• **Data block**
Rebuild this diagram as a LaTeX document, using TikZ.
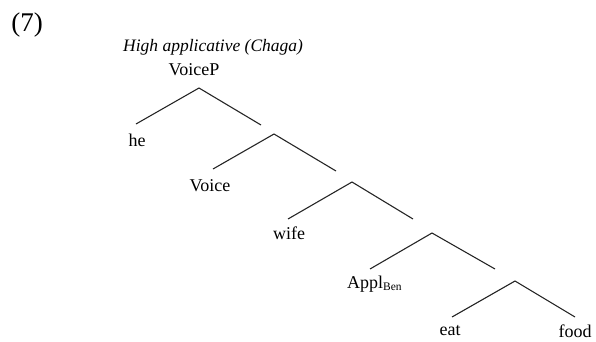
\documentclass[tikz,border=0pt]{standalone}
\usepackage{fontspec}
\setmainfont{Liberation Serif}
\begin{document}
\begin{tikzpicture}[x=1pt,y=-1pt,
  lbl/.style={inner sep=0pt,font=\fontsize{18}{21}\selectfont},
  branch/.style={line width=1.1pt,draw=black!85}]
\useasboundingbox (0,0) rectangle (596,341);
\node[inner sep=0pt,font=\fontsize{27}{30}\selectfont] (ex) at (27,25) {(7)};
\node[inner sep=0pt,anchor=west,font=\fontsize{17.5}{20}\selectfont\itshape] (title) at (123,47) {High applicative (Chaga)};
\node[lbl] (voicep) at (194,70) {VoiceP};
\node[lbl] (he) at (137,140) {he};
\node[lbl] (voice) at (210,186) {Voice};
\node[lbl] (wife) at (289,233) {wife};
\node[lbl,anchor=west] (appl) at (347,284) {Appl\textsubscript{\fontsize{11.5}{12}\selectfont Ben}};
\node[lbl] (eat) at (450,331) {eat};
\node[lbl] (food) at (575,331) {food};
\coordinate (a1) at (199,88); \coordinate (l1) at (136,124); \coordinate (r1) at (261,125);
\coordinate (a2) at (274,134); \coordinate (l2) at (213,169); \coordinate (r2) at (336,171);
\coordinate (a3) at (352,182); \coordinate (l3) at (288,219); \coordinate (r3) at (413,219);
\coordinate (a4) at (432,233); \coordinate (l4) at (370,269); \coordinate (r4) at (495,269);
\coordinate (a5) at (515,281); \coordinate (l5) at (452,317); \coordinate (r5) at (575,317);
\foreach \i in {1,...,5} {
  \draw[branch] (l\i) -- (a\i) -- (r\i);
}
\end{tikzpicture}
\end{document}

• **Exercise objective**
Every line above should be returned word for word, with the pictures left behind.

• **Response to this task**
Rebuild this diagram as a LaTeX document, using TikZ.
\documentclass[tikz,border=0pt]{standalone}
\usepackage{fontspec}
\setmainfont{Liberation Serif}
\begin{document}
\begin{tikzpicture}[x=1pt,y=-1pt,
  lbl/.style={inner sep=0pt,font=\fontsize{18}{21}\selectfont},
  branch/.style={line width=1.1pt,draw=black!85}]
\useasboundingbox (0,0) rectangle (596,341);
\node[inner sep=0pt,font=\fontsize{27}{30}\selectfont] (ex) at (27,25) {(7)};
\node[inner sep=0pt,anchor=west,font=\fontsize{17.5}{20}\selectfont\itshape] (title) at (123,47) {High applicative (Chaga)};
\node[lbl] (voicep) at (194,70) {VoiceP};
\node[lbl] (he) at (137,140) {he};
\node[lbl] (voice) at (210,186) {Voice};
\node[lbl] (wife) at (289,233) {wife};
\node[lbl,anchor=west] (appl) at (347,284) {Appl\textsubscript{\fontsize{11.5}{12}\selectfont Ben}};
\node[lbl] (eat) at (450,331) {eat};
\node[lbl] (food) at (575,331) {food};
\coordinate (a1) at (199,88); \coordinate (l1) at (136,124); \coordinate (r1) at (261,125);
\coordinate (a2) at (274,134); \coordinate (l2) at (213,169); \coordinate (r2) at (336,171);
\coordinate (a3) at (352,182); \coordinate (l3) at (288,219); \coordinate (r3) at (413,219);
\coordinate (a4) at (432,233); \coordinate (l4) at (370,269); \coordinate (r4) at (495,269);
\coordinate (a5) at (515,281); \coordinate (l5) at (452,317); \coordinate (r5) at (575,317);
\foreach \i in {1,...,5} {
  \draw[branch] (l\i) -- (a\i) -- (r\i);
}
\end{tikzpicture}
\end{document}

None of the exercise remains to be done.